GIVEN REQUEST: Copy every line of the data in which the word "that" occurs.

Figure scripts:
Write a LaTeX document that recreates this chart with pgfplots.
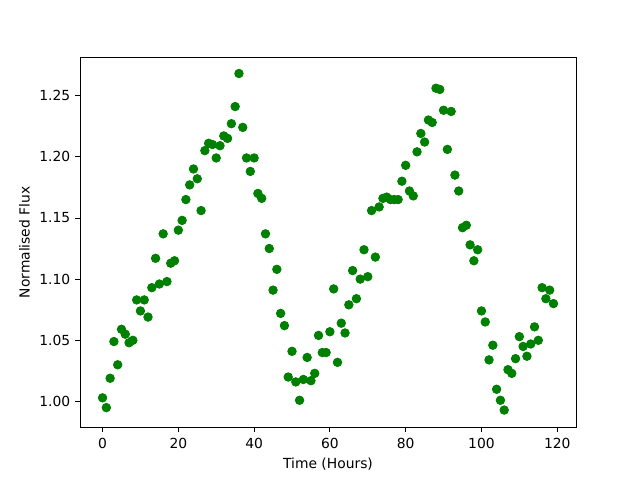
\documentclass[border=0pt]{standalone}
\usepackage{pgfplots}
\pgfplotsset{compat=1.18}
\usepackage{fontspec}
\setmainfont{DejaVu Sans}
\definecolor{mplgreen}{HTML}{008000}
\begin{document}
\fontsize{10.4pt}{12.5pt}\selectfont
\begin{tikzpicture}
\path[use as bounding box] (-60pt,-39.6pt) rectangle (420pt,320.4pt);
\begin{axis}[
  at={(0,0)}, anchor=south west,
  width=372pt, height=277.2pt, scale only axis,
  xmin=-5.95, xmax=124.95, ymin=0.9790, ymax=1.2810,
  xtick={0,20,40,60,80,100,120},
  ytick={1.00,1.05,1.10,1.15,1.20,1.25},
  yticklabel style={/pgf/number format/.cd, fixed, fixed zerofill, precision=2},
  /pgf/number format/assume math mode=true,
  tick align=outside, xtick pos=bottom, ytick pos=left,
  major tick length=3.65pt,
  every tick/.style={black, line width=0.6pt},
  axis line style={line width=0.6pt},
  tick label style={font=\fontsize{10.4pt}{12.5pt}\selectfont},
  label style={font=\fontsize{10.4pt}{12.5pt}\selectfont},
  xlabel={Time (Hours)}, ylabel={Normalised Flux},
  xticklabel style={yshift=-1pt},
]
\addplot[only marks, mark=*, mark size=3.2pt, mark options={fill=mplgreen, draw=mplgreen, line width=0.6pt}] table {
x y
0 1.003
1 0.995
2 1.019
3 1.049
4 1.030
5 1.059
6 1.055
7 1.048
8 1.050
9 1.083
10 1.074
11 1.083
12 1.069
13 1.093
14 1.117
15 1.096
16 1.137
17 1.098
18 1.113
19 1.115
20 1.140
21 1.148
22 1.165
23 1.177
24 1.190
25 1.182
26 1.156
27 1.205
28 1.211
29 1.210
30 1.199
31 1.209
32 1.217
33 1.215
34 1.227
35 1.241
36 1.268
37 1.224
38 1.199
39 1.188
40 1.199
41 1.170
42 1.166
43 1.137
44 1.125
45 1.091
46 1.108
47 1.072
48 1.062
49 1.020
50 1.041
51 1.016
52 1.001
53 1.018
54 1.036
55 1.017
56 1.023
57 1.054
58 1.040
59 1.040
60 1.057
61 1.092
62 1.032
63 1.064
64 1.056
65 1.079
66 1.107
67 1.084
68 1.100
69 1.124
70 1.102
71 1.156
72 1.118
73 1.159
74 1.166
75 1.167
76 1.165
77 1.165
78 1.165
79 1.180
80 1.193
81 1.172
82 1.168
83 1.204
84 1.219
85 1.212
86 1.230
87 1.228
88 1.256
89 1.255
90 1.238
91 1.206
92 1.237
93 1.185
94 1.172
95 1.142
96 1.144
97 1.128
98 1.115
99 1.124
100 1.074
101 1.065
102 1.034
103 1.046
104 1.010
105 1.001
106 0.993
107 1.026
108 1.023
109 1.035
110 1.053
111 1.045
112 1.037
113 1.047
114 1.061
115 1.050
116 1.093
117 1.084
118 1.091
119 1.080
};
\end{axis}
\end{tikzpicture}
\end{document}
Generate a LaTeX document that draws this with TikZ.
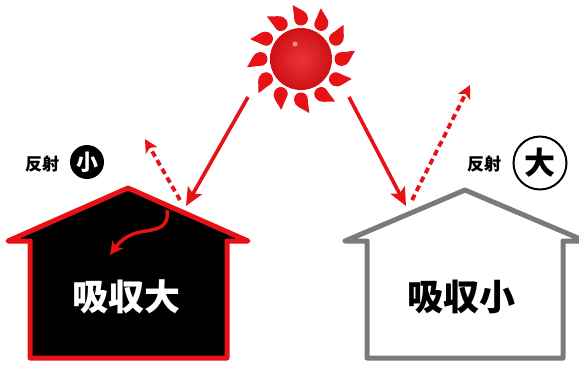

CORRECT RESPONSE:
Write a LaTeX document that recreates this chart with pgfplots.
Generate a LaTeX document that draws this with TikZ.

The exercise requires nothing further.